The associations included the Competitive Carriers Association (CCA), CTIA, the Fiber Broadband Association (FBA), INCOMPAS, NATE: The Communications Infrastructure Contractors Association, NTCA-The Rural Broadband Association, Power & Communication Contractors Association (PCCA), the Telecommunications Industry Association, USTelecom – The Broadband Association, the Wireless Infrastructure Association (WIA), and the Wireless Internet Service Providers Association (WISPA).
Amid a pandemic that has devastated the U.S. economy and left millions unemployed, the telecom associations reminded legislators and President Joe Biden that broadband and 5G are projected to create 3 million direct and indirect wireline and wireless jobs and contribute $500 billion annually to the U.S. economy — and that the telecom industry already employs more than 670,000 workers, with average annual wages of more than $77,500.

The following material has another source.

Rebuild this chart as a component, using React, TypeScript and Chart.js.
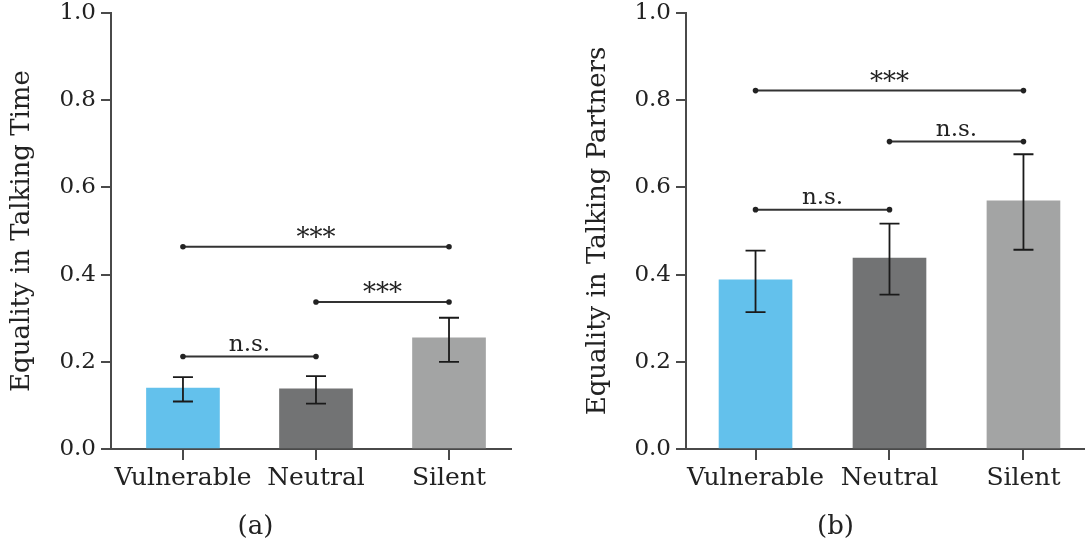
import React, { useEffect, useRef } from 'react';
import { Chart, registerables } from 'chart.js';

Chart.register(...registerables);

// ---------- data ----------
const categories = ['Vulnerable', 'Neutral', 'Silent'];
const yTickValues = [0, 0.2, 0.4, 0.6, 0.8, 1.0];

// Panel (a): Equality in Talking Time
const timeMeans = [0.140, 0.138, 0.255];
const timeErrLow = [0.109, 0.104, 0.200];
const timeErrHigh = [0.165, 0.167, 0.301];
const timeBracketFrom = [0, 1, 0];
const timeBracketTo = [2, 2, 1];
const timeBracketY = [0.464, 0.337, 0.212];
const timeBracketLabel = ['***', '***', 'n.s.'];

// Panel (b): Equality in Talking Partners
const partnerMeans = [0.388, 0.438, 0.569];
const partnerErrLow = [0.314, 0.354, 0.457];
const partnerErrHigh = [0.455, 0.517, 0.676];
const partnerBracketFrom = [0, 1, 0];
const partnerBracketTo = [2, 2, 1];
const partnerBracketY = [0.822, 0.705, 0.549];
const partnerBracketLabel = ['***', 'n.s.', 'n.s.'];

// ---------- style ----------
const FONT = "'DejaVu Serif', 'Liberation Serif', serif";
const TEXT = '#222222';
const AXIS = '#4a4a4a';
const barColors = ['#63c1ec', '#727374', '#a3a4a4'];

type PanelProps = {
  left: number;
  width: number;
  yAxisWidth: number;
  padRight: number;
  xMin: number;
  xMax: number;
  title: string;
  caption: string;
  means: number[];
  low: number[];
  high: number[];
  bFrom: number[];
  bTo: number[];
  bY: number[];
  bLabel: string[];
};

function Panel(p: PanelProps) {
  const ref = useRef<HTMLCanvasElement | null>(null);
  useEffect(() => {
    if (!ref.current) return;
    const annot = {
      id: 'annot',
      afterDatasetsDraw(chart: any) {
        const { ctx } = chart;
        const x = chart.scales.x;
        const y = chart.scales.y;
        ctx.save();
        // error bars
        ctx.strokeStyle = '#1a1a1a';
        ctx.lineWidth = 1.8;
        p.low.forEach((lo, i) => {
          const px = x.getPixelForValue(i);
          const pl = y.getPixelForValue(lo);
          const ph = y.getPixelForValue(p.high[i]);
          ctx.beginPath();
          ctx.moveTo(px, pl);
          ctx.lineTo(px, ph);
          ctx.moveTo(px - 10, pl);
          ctx.lineTo(px + 10, pl);
          ctx.moveTo(px - 10, ph);
          ctx.lineTo(px + 10, ph);
          ctx.stroke();
        });
        // significance brackets
        p.bY.forEach((v, i) => {
          const x1 = x.getPixelForValue(p.bFrom[i]);
          const x2 = x.getPixelForValue(p.bTo[i]);
          const py = y.getPixelForValue(v);
          ctx.strokeStyle = '#333333';
          ctx.lineWidth = 2;
          ctx.beginPath();
          ctx.moveTo(x1, py);
          ctx.lineTo(x2, py);
          ctx.stroke();
          ctx.fillStyle = '#222222';
          [x1, x2].forEach((xx) => {
            ctx.beginPath();
            ctx.arc(xx, py, 2.8, 0, Math.PI * 2);
            ctx.fill();
          });
          const lbl = p.bLabel[i];
          const stars = lbl.indexOf('*') >= 0;
          ctx.fillStyle = TEXT;
          ctx.textAlign = 'center';
          ctx.textBaseline = 'alphabetic';
          ctx.font = `${stars ? 26 : 23}px ${FONT}`;
          ctx.fillText(lbl, (x1 + x2) / 2, py - (stars ? 1 : 6));
        });
        ctx.restore();
      },
    };

    const chart = new Chart(ref.current, {
      type: 'bar',
      data: {
        datasets: [
          {
            data: p.means.map((m, i) => ({ x: i, y: m })),
            backgroundColor: barColors,
            borderWidth: 0,
            barThickness: 73,
          },
        ],
      },
      options: {
        animation: false,
        responsive: false,
        devicePixelRatio: 1,
        layout: { padding: { top: 13, bottom: 5.4, left: 0, right: p.padRight } },
        plugins: {
          legend: { display: false },
          tooltip: { enabled: false },
          title: {
            display: true,
            position: 'bottom',
            text: p.caption,
            color: TEXT,
            font: { family: FONT, size: 26, weight: 'normal' },
            padding: { top: 7.4, bottom: 0 },
          },
        },
        scales: {
          x: {
            type: 'linear',
            min: p.xMin,
            max: p.xMax,
            offset: false,
            afterBuildTicks: (s: any) => {
              s.ticks = categories.map((_, i) => ({ value: i }));
            },
            ticks: {
              callback: (v: any) => categories[v] ?? '',
              font: { family: FONT, size: 25 },
              color: TEXT,
              padding: 3,
              maxRotation: 0,
              autoSkip: false,
            },
            grid: {
              offset: false,
              drawOnChartArea: false,
              drawTicks: true,
              tickLength: 11,
              color: AXIS,
              lineWidth: 2,
            },
            border: { display: true, color: AXIS, width: 2 },
            afterFit: (s: any) => {
              s.height = 55;
              s.paddingLeft = 0;
              s.paddingRight = 0;
            },
          },
          y: {
            min: 0,
            max: 1,
            afterBuildTicks: (s: any) => {
              s.ticks = yTickValues.map((v) => ({ value: v }));
            },
            ticks: {
              callback: (v: any) => Number(v).toFixed(1),
              font: { family: FONT, size: 23 },
              color: TEXT,
              padding: 5,
            },
            grid: {
              drawOnChartArea: false,
              drawTicks: true,
              tickLength: 10,
              color: AXIS,
              lineWidth: 2,
            },
            border: { display: true, color: AXIS, width: 2 },
            title: {
              display: true,
              text: p.title,
              color: TEXT,
              font: { family: FONT, size: 26 },
              padding: { top: 6.4, bottom: 0 },
            },
            afterFit: (s: any) => {
              s.width = p.yAxisWidth;
              s.paddingTop = 0;
              s.paddingBottom = 0;
            },
          },
        },
      } as any,
      plugins: [annot],
    });
    return () => chart.destroy();
  }, []);

  return (
    <canvas
      ref={ref}
      width={p.width}
      height={548}
      style={{ position: 'absolute', left: p.left, top: 0, width: p.width, height: 548 }}
    />
  );
}

export default function App() {
  return (
    <div
      style={{
        position: 'absolute',
        left: 0,
        top: 0,
        width: 1085,
        height: 548,
        overflow: 'hidden',
        background: '#ffffff',
      }}
    >
      <Panel
        left={0}
        width={516}
        yAxisWidth={111}
        padRight={5}
        xMin={-0.541}
        xMax={2.466}
        title="Equality in Talking Time"
        caption="(a)"
        means={timeMeans}
        low={timeErrLow}
        high={timeErrHigh}
        bFrom={timeBracketFrom}
        bTo={timeBracketTo}
        bY={timeBracketY}
        bLabel={timeBracketLabel}
      />
      <Panel
        left={576}
        width={519}
        yAxisWidth={110}
        padRight={0}
        xMin={-0.519}
        xMax={2.534}
        title="Equality in Talking Partners"
        caption="(b)"
        means={partnerMeans}
        low={partnerErrLow}
        high={partnerErrHigh}
        bFrom={partnerBracketFrom}
        bTo={partnerBracketTo}
        bY={partnerBracketY}
        bLabel={partnerBracketLabel}
      />
    </div>
  );
}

Current 5G network design and build-out has already created more than 106,000 direct jobs in installation and engineering, the associations said. Federal support for broadband infrastructure will accelerate that job creation — but more people need to be trained to fill those jobs.

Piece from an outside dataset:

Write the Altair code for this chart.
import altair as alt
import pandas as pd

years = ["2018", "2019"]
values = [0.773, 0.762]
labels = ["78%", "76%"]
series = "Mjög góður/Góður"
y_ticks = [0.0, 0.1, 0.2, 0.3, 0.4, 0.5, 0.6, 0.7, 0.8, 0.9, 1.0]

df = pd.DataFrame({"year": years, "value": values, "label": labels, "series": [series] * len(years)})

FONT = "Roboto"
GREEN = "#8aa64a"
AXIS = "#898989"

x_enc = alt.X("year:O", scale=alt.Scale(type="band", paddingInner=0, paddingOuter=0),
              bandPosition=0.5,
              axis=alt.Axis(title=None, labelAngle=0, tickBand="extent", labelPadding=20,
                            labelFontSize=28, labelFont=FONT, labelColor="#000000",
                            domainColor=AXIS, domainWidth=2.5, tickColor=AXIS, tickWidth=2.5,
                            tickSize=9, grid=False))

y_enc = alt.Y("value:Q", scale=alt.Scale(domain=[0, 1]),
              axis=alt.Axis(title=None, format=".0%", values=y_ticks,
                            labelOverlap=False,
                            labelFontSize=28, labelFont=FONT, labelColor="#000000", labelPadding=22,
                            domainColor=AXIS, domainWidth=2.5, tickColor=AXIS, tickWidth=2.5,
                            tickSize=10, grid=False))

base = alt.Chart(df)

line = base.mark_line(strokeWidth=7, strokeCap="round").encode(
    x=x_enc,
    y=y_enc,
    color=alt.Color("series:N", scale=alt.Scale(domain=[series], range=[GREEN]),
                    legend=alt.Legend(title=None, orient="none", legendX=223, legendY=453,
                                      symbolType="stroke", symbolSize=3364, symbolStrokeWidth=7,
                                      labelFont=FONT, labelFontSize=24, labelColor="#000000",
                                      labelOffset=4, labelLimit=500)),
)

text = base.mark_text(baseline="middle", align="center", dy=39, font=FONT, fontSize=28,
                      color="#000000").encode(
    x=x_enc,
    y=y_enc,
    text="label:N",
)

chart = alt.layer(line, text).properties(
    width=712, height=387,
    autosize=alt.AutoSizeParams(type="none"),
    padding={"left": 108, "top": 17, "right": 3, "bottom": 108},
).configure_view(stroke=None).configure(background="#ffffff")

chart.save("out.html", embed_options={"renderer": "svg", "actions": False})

“While the jobs are there, our American workforce is not currently ready to fill them,” the letter said.
The telecom groups urged Congress and the president to provide support to employers to expand registered apprenticeships, technical instruction and worker certification; and to bolster support for re-thinking how higher education and other learning institutions approach broadband-related programs; such institutions, the letter said, “have not kept pace with the rapid growth of our industry and the need for curricula necessary to ensure a diverse workforce capable of deploying fiber and 5G infrastructure for commercial mobile and fixed wireless networks.
“A critical need remains for programs of study in broadband and network engineering, network deployment and field activities, and cybersecurity. There is also a need to modernize existing programs, including hands-on field activities for broadband deployment and better data to inform program design and measure success,” the associations wrote, asking that public-private partnerships be prioritized between employers and educational institutions, including Historically Black Colleges and Universities (HBCUs) and Tribal Colleges and Universities (TCUs).
“The stakes are high. Without a properly trained 5G workforce, China
can use centralized authority to quickly focus labor resources to beat us to the finish line. We cannot build advanced networks to serve tomorrow’s needs without a properly skilled and diverse workforce today,” the letter concluded.